Under Grimaldi's management, the campaign challenged the Democratic Party-endorsed incumbent, Paul Clark, in the primary election. Despite the lack of party support, Gordon won the primary and the general election.

== Chief Administrative Officer (2012–2015) ==
Upon taking office in November 2012, Gordon appointed Grimaldi as the county’s Chief Administrative Officer (CAO), placing him in charge of daily operations for a government with 2,000 employees and a $250 million operating budget.

=== 2013 Fiscal turnaround ===
Grimaldi led a comprehensive effort to stabilize the county's finances, which had seen structural deficits for over a decade. In 2013, the county originally projected a $2 million deficit but ended the fiscal year with an $8.4 million surplus, representing a $10.4 million swing. This turnaround allowed the county to maintain a policy of no property tax increases for four consecutive years. Fitch Ratings noted the county's strong financial management and unrestricted fund balance of $98.6 million at the close of the 2013 fiscal year.

=== Financial and investment reforms ===
- Bond Restructuring: In 2014, Grimaldi orchestrated a bond deal that realized approximately $12 million in savings, the most successful in county history at the time.
- Portfolio De-risking: Grimaldi identified $16 million in high-risk "junk bond" exposure within a $47 million reserve account.
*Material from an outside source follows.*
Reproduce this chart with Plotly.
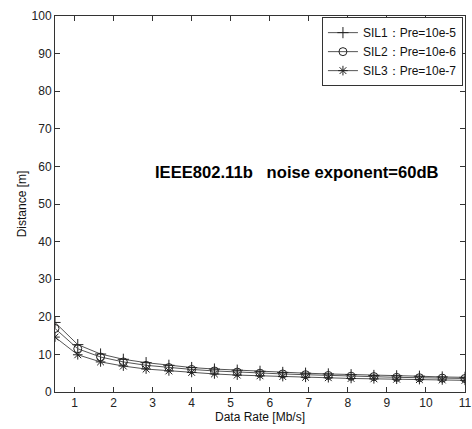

He liquidated these holdings and moved assets to direct investments in U.S. Treasuries and investment-grade corporate bonds managed by UBS.
- Pension Management: He restructured the county employee retirement plan to avoid approximately $600,000 in surrender fees.

=== Administrative, ethics, and transparency reforms ===
Grimaldi architected several landmark transparency and ethics policies for the county:
- Open Government and "The Checkbook": Grimaldi launched the county's first-ever "Open Government" platform, which for the first time put the county government's checkbook online.
- Anti-Nepotism Policy: In January 2014, Grimaldi introduced the county's first formal nepotism policy, banning the practice of having relatives report directly to one another.
- Ethics Training and Disclosure: He authored a reform package that implemented mandatory ethics training for all 2,000 county employees and required the disclosure of all family members working for the county.

=== Economic development and technology ===
- Comprehensive Economic Development Plan: Grimaldi initiated and led the creation of the first-ever Comprehensive Economic Development Strategic Plan for New Castle County, launched in partnership with the City of Wilmington in November 2014.
- Website Redesign: He spearheaded a complete redesign of the county website to create a "1st class platform" for technology, including interactive land-use maps for transparency.

== Awards and recognition ==
In September 2015, Grimaldi was named to the "Top 40 Under 40" list by the Delaware Business Times and was featured on its cover.

== Departure and litigation ==
Grimaldi concluded his service as CAO on October 29, 2015. Following his departure, Grimaldi filed a lawsuit against the county. In 2016, the Delaware Superior Court allowed a defamation claim to proceed under the "stigma-plus" doctrine. The litigation was later dismissed in 2018.